A friend in England just sent me a nice little book: “British
Language and Culture,” published by Lonely Planet.
I thought my knowledge of British English was moderately
okay. I can read the Financial Times without a crib sheet, and even do the
crossword puzzle. (The puzzle, sadly enough, often resorts to cricket
terminology, which kills me, but I now know all about googlies and centuries
and maiden overs, not to mention former Archbishops of Canterbury and Prime
Ministers and managers of Manchester United.)
But this new book is a gold mine.
I opened the book randomly to Cockney rhyming slang. “Apples
and pears” I knew from an Austin Powers movie (it means “stairs,” which rhymes
with “pears”; you can say just “apples” if you’re feeling obscure). How about
“Use your loaf” for “Use your head”? I assumed “loaf” was just a silly
euphemism for “head,” because people’s heads were big and lumpy, like loaves of
bread. But it’s rhyming slang too: “head” rhymes with “bread,” which leads us
to “loaf of bread” . . . .
The book also includes Estuary English, and Zummerzet
English, and Geordie English. It has a Cornish lexicon, and a Welsh lexicon,
and a Scots Gaelic lexicon, not to mention a Lallans supplement.
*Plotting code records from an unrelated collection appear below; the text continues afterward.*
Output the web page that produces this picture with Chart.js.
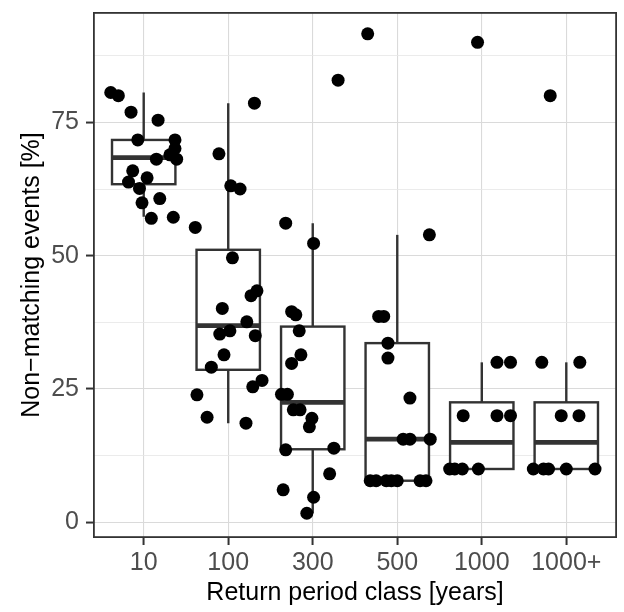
<!DOCTYPE html>
<html>
<head>
<meta charset="utf-8">
<script src="https://cdn.jsdelivr.net/npm/chart.js@4"></script>
<style>
  html, body { margin: 0; padding: 0; background: #ffffff; }
  #wrap { width: 624px; height: 612px; }
</style>
</head>
<body>
<div id="wrap"><canvas id="c" width="624" height="612"></canvas></div>
<script>
// ---- data ----
const categories = ['10', '100', '300', '500', '1000', '1000+'];

// box statistics (Non-matching events [%])
const boxQ1       = [63.4, 28.6, 13.7,  7.8, 10.0, 10.0];
const boxMedian   = [68.4, 36.9, 22.5, 15.6, 15.0, 15.0];
const boxQ3       = [71.7, 51.1, 36.7, 33.6, 22.5, 22.5];
const whiskerLow  = [57.3, 18.6,  1.7,  7.8, 10.0, 10.0];
const whiskerHigh = [80.6, 78.6, 56.1, 53.9, 30.0, 30.0];

// jittered points: values and horizontal jitter (in category units)
const values10 = [80.6, 80.0, 76.9, 75.4, 71.7, 71.7, 70.1, 68.9, 68.1, 68.1, 65.9, 64.6, 63.8, 62.6, 60.7, 59.9, 57.0, 57.2];
const jitter10 = [-0.39, -0.30, -0.15, 0.17, -0.07, 0.37, 0.37, 0.31, 0.39, 0.15, -0.13, 0.04, -0.18, -0.05, 0.19, -0.02, 0.09, 0.35];

const values100 = [78.6, 69.1, 63.1, 62.5, 55.3, 49.6, 43.4, 42.5, 40.1, 37.6, 35.9, 35.3, 35.0, 31.4, 29.1, 26.6, 25.4, 23.9, 19.7, 18.6];
const jitter100 = [0.31, -0.11, 0.03, 0.14, -0.39, 0.05, 0.34, 0.27, -0.07, 0.22, 0.02, -0.10, 0.32, -0.05, -0.20, 0.40, 0.29, -0.37, -0.25, 0.21];

const values300 = [82.9, 56.1, 52.3, 39.5, 38.9, 35.9, 31.4, 29.8, 24.0, 24.0, 21.1, 21.1, 19.5, 17.9, 13.6, 13.9, 9.1, 6.1, 4.7, 1.7];
const jitter300 = [0.30, -0.32, 0.01, -0.25, -0.20, -0.16, -0.14, -0.25, -0.37, -0.30, -0.23, -0.15, -0.01, -0.04, -0.32, 0.25, 0.20, -0.35, 0.01, -0.07];

const values500 = [91.6, 53.9, 38.6, 38.6, 33.6, 30.8, 23.3, 15.6, 15.6, 15.6, 7.8, 7.8, 7.8, 7.8, 7.8, 7.8, 7.8];
const jitter500 = [-0.35, 0.38, -0.22, -0.16, -0.11, -0.11, 0.15, 0.07, 0.15, 0.39, -0.32, -0.25, -0.13, -0.07, 0.00, 0.27, 0.34];

const values1000 = [90, 30, 30, 20, 20, 20, 10, 10, 10, 10];
const jitter1000 = [-0.05, 0.18, 0.34, -0.22, 0.18, 0.34, -0.38, -0.32, -0.23, -0.04];

const values1000plus = [80, 30, 30, 20, 20, 10, 10, 10, 10, 10];
const jitter1000plus = [-0.19, -0.29, 0.16, -0.06, 0.15, -0.39, -0.27, -0.21, 0.00, 0.34];

const yMajorTicks = [0, 25, 50, 75];
const yMinorTicks = [12.5, 37.5, 62.5, 87.5];

// ---- build ----
const pointValues = [values10, values100, values300, values500, values1000, values1000plus];
const pointJitter = [jitter10, jitter100, jitter300, jitter500, jitter1000, jitter1000plus];
const scatterData = [];
pointValues.forEach((vals, i) => {
  vals.forEach((v, j) => scatterData.push({ x: i + 1 + pointJitter[i][j], y: v }));
});

const INK = '#333333';
const GRID_MAJOR = '#DADADA';
const GRID_MINOR = '#E6E6E6';
const isMajor = v => yMajorTicks.includes(v);

const boxPlugin = {
  id: 'boxes',
  beforeDatasetsDraw(chart) {
    const ctx = chart.ctx;
    const xs = chart.scales.x, ys = chart.scales.y;
    ctx.save();
    categories.forEach((c, i) => {
      const cx = xs.getPixelForValue(i + 1);
      const x0 = xs.getPixelForValue(i + 1 - 0.375);
      const x1 = xs.getPixelForValue(i + 1 + 0.375);
      const yq1 = ys.getPixelForValue(boxQ1[i]);
      const yq3 = ys.getPixelForValue(boxQ3[i]);
      const ymed = ys.getPixelForValue(boxMedian[i]);
      const ylo = ys.getPixelForValue(whiskerLow[i]);
      const yhi = ys.getPixelForValue(whiskerHigh[i]);
      ctx.strokeStyle = INK;
      ctx.lineWidth = 2.4;
      ctx.lineCap = 'butt';
      ctx.beginPath();
      ctx.moveTo(cx, yq3); ctx.lineTo(cx, yhi);
      ctx.moveTo(cx, yq1); ctx.lineTo(cx, ylo);
      ctx.stroke();
      ctx.fillStyle = '#ffffff';
      ctx.fillRect(x0, yq3, x1 - x0, yq1 - yq3);
      ctx.strokeRect(x0, yq3, x1 - x0, yq1 - yq3);
      ctx.lineWidth = 4.8;
      ctx.beginPath();
      ctx.moveTo(x0, ymed); ctx.lineTo(x1, ymed);
      ctx.stroke();
    });
    ctx.restore();
  },
  afterDraw(chart) {
    const a = chart.chartArea;
    const ctx = chart.ctx;
    ctx.save();
    ctx.strokeStyle = INK;
    ctx.lineWidth = 1.8;
    ctx.strokeRect(a.left + 0.9, a.top + 0.9, a.right - a.left - 1.8, a.bottom - a.top - 1.8);
    ctx.restore();
  }
};

new Chart(document.getElementById('c'), {
  type: 'scatter',
  data: {
    datasets: [{
      data: scatterData,
      pointRadius: 6.5,
      pointHoverRadius: 6.5,
      pointBackgroundColor: '#000000',
      pointBorderWidth: 0,
      borderWidth: 0
    }]
  },
  options: {
    responsive: false,
    animation: false,
    devicePixelRatio: 1,
    layout: { padding: { top: 12, right: 7, left: 0, bottom: 0 } },
    plugins: { legend: { display: false }, tooltip: { enabled: false } },
    scales: {
      x: {
        type: 'linear',
        min: 0.4,
        max: 6.6,
        afterBuildTicks: s => { s.ticks = categories.map((c, i) => ({ value: i + 1 })); },
        afterFit: s => { s.height = 74; s.paddingLeft = 0; s.paddingRight = 0; },
        border: { display: false },
        grid: {
          color: GRID_MAJOR,
          lineWidth: 1.1,
          drawTicks: true,
          tickLength: 7,
          tickColor: INK,
          tickWidth: 2
        },
        ticks: {
          autoSkip: false,
          maxRotation: 0,
          minRotation: 0,
          padding: 3,
          color: '#4D4D4D',
          font: { family: 'Liberation Sans, Arial, sans-serif', size: 25 },
          callback: (v, i) => categories[i]
        },
        title: {
          display: true,
          text: 'Return period class [years]',
          color: '#000000',
          padding: 6,
          font: { family: 'Liberation Sans, Arial, sans-serif', size: 25, lineHeight: 1 }
        }
      },
      y: {
        type: 'linear',
        min: -2.94,
        max: 95.69,
        afterBuildTicks: s => {
          s.ticks = yMajorTicks.concat(yMinorTicks).sort((a, b) => a - b).map(v => ({ value: v }));
        },
        afterFit: s => { s.width = 93; s.paddingTop = 0; s.paddingBottom = 0; },
        border: { display: false },
        grid: {
          color: c => (c.tick && isMajor(c.tick.value)) ? GRID_MAJOR : GRID_MINOR,
          lineWidth: c => (c.tick && isMajor(c.tick.value)) ? 1.1 : 0.8,
          drawTicks: true,
          tickLength: 7,
          tickColor: c => (c.tick && isMajor(c.tick.value)) ? INK : 'rgba(0,0,0,0)',
          tickWidth: 2
        },
        ticks: {
          autoSkip: false,
          padding: 7,
          color: '#4D4D4D',
          font: { family: 'Liberation Sans, Arial, sans-serif', size: 25 },
          callback: v => isMajor(v) ? String(v) : ''
        },
        title: {
          display: true,
          text: 'Non\u2212matching events [%]',
          color: '#000000',
          padding: 20,
          font: { family: 'Liberation Sans, Arial, sans-serif', size: 25, lineHeight: 1 }
        }
      }
    }
  },
  plugins: [boxPlugin]
});
</script>
</body>
</html>
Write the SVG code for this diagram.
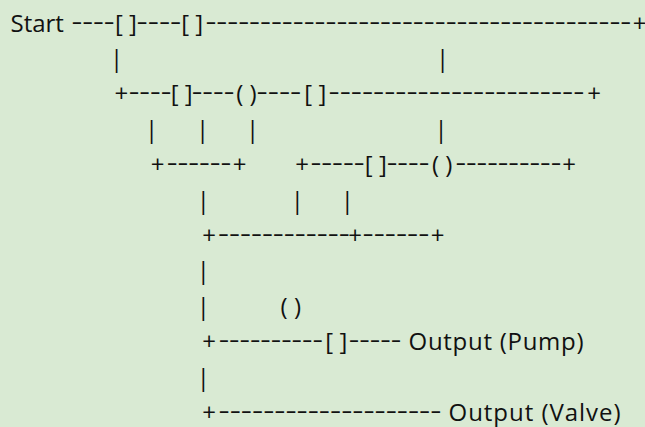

It makes my head spin, that there are so many ways of saying
the same thing.
Here’s a story from my own past:
Where I grew up – in the Pacific Northwest in the
1960s/1970s – “I have an idea” was a synonym for “I think so” or “I agree.”
Example: if someone said “I think it’s going to rain today,” you could agree by
saying “I have an idea.”
Then I came to New England in 1978, still using all my
Northwestern idioms. I quickly stopped saying “pop,” and substituted “soda”
(which seemed strange for a year or two, but which wasn’t such a big deal). I quickly
stopped making fun of people who didn’t pronounce “ant” and “aunt” in exactly
the same way. Ditto “ferry” and “fairy.” Ditto “Mary” and “marry” and “merry.”
And slowly I learned to speak New England English, or more specifically,
Rhode Island English.
But it took me a long time to get rid of “I have an idea,”
even though people reacted strangely to it. One person long ago said,
wonderingly: “What? What idea do you have?”
Okay. I finally got it. No one understands “I have an idea.”
But I still think it’s a cute expression.
And isn’t it lovely that we have so many ways of expressing
ourselves?
‘Bye now. I have to run up the apples and pears.